The slickest way, and the one I use, is to install a newer, three-position ignition switch that has an accessory ACC position, plus the usual ignition IGN and OFF positions. The General Universal Ignition Switch UN12040 works well, and fits in the Model A dash hole. The exciter is connected to the ACC post. I leave my lights and other accessories wired as before, so only the exciter goes to the ACC. When the key is turned to the IGN position during startup, both the IGN and ACC posts are connected to the battery, so the exciter is seeing the battery voltage. When the engine is turned off, the ACC connection to the battery is broken, and the engine dies like it should. IF the exciter had simply been connected to the IGN post of a regular, two-postion ignition switch, it would work fine for starting the alternator working, but when the engine was turned off, because BOTH the wire to the ignition’s primary circuit and to the exciter are connected on the same IGN post, AND, because the alternator keeps generating current even at low rpm, enough current would feed back from the exciter to power the ignition and keep the engine running.

However, there is a way that you can use your original ignition switch: Install a diode (with the correct polarity) in the line from exciter to IGN so current can only go the right way. Radio Shack # 276-1144 has been suggested. Or, the DA plug wiring harness, with its built-in diode, can be used.

A third approach is to somehow run a wire from the excitor to the contact in the starter switch housing that is only electrically hot when the starter button is being stepped on. During the moments when you are starting the car, the exciter and the starter motor will both see the battery voltage, which will be sufficient to excite the alternator to do its job. This sort of connection would be really easy if the starter used a solenoid. Charlie says a diode is needed here too, but I would have to study a circuit diagram before I understood why; the diode couldn’t hurt, however.

A fourth approach is to connect the exciter to the stoplight switch so that when you step on the brake pedal, juice goes to the exciter as well as the brake lights. The idea here is that you will probably be backing up and using the brakes shortly after starting the car, and that will be soon enough to get the alternator working. Again, a diode or the DA plug harness is needed in the line, in this case to keep the exciter from trying to light the brake lights all the time.

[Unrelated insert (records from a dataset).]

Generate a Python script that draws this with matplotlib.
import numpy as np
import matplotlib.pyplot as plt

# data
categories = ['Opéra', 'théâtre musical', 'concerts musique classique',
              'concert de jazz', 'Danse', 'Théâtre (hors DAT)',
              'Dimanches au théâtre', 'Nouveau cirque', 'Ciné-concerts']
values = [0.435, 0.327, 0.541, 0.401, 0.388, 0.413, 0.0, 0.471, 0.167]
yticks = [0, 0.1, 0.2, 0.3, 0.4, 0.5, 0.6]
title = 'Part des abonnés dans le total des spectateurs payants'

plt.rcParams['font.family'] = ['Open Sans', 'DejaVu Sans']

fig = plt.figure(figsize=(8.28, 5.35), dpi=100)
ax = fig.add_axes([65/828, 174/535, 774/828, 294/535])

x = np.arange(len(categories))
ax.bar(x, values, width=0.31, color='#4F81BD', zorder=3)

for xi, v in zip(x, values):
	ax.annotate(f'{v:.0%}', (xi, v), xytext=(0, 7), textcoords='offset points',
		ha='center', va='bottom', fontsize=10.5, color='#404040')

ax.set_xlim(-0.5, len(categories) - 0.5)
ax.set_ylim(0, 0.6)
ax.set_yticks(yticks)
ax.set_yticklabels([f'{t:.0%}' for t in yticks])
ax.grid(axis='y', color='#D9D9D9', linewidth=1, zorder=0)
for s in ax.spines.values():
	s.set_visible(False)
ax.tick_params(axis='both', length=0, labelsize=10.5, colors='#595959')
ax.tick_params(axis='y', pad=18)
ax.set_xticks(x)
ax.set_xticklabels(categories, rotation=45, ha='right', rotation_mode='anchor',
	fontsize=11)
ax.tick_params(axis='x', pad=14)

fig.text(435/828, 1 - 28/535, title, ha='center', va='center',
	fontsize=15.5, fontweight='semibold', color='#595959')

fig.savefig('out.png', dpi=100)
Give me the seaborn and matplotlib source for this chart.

There’s another way that occurs to me that would be ok if you don’t mind one more thing to do in your startup routine. Connect the exciter to any electrically hot post via a “momentary on” push button switch. Then, sometime during startup push the button and the excitor will be momentarily exposed to battery voltage, which should be sufficient to do the job. There must be a bunch more ways to do this, but I think five is plenty.

A discharge indicator light (idiot light) can be installed if you like; unfortunately, I can’t help with the details. My understanding is that it goes in the line from the exciter to the ignition switch, and, depending on the bulb, it might have to be wired in parallel with a resister. Charlie recommends a ten ohm bulb. Basically, the deal is that when the engine is being started, the current flow to the exciter also lights the bulb. After the motor starts and the alternator starts working, both sides of the bulb are at the same voltage so current flow stops and the light goes out. On some setups, if the alternator is overcharging, that voltage imbalance will also light the indicator light, unless the light is an LED, which, like all diodes, only lets current go one way. Sorry I can’t be more help here.

In the picture of my setup, the green wire is the one from the exciter to the ACC post. The brown, orange, and gray ones are ground wires. The BAT terminal on the back of the alternator connects to all of the wires that in the original fastened to the generator cutout: one (yellow on mine) goes up to the terminal box (and then on to the ammeter, starter post, and battery); others (buried in the black plastic loom) go to the horn and the light switch on the end of the steering column. Clearly, I’m well beyond worrying about losing judging points for wiring color correctness! It sure runs good.

http://i29.photobucket.com/albums/c290/sschullery/Alternatoralignment002-closeup.jpg

Finally, a few thoughts for those who have access to or who may be trying to follow Charlie Yapp’s wiring diagrams. I have my alternator wired like his v7.2 “DOES NOT WORK” Diagram 3, except I have the coil between the ammeter and the ignition switch, as in the original. (Charlie’s layout makes more sense to me, but I stuck with the original.) HOWEVER, that scheme did not work for Charlie! The alternator was constantly charging, and the solder inside the main fuse on the alternator side of the fuse holder repeatedly melted. This sounds to me more like a poor connection, or possibly a short, in the fuse holder, than a wiring layout problem, but, for Charlie, the fix was to rewire according to his v7.2, Diagram 1. Rather than running the alternator BAT wire to the firewall junction box, it goes directly to the starter post, bypassing the ammeter and the main fuse. Also, the lights, horn, exciter, and ignition ACC post all are connected at a junction box post. I’m not sure that I fully understand this scheme, but it apparently works for Charlie. For one thing, I don’t like bypassing fuses. For another, it looks to me like the ammeter is in parallel with rather than in series with the alternator-battery-ground electrical path. That means that, other than a momentary twitch, the ammeter will be oblivious to what’s going on between the alternator and battery. For example, I don’t believe that an over-charging situation would register on the ammeter. Also, the headlights and horn are powered through the ignition switch; the General Universal Ignition Switch is rated at 20 amps, which is fairly stout, but I would worry when head lights, tail lights, running lights, turn signals, Pertronix ignition, and other stuff (horn, electric wiper, radio, heater fan?) are all turned on at once.

This may all be moot with the latest generation of rebuilt alternators. I talked to some guy at the Williamsburg MARC meet who was selling alternators that he claimed self-excited at idle speed. As I recall, the claim was that his close machining tolerances allowed the residual magnetism to do the job.

I hope someone finds this useful or interesting.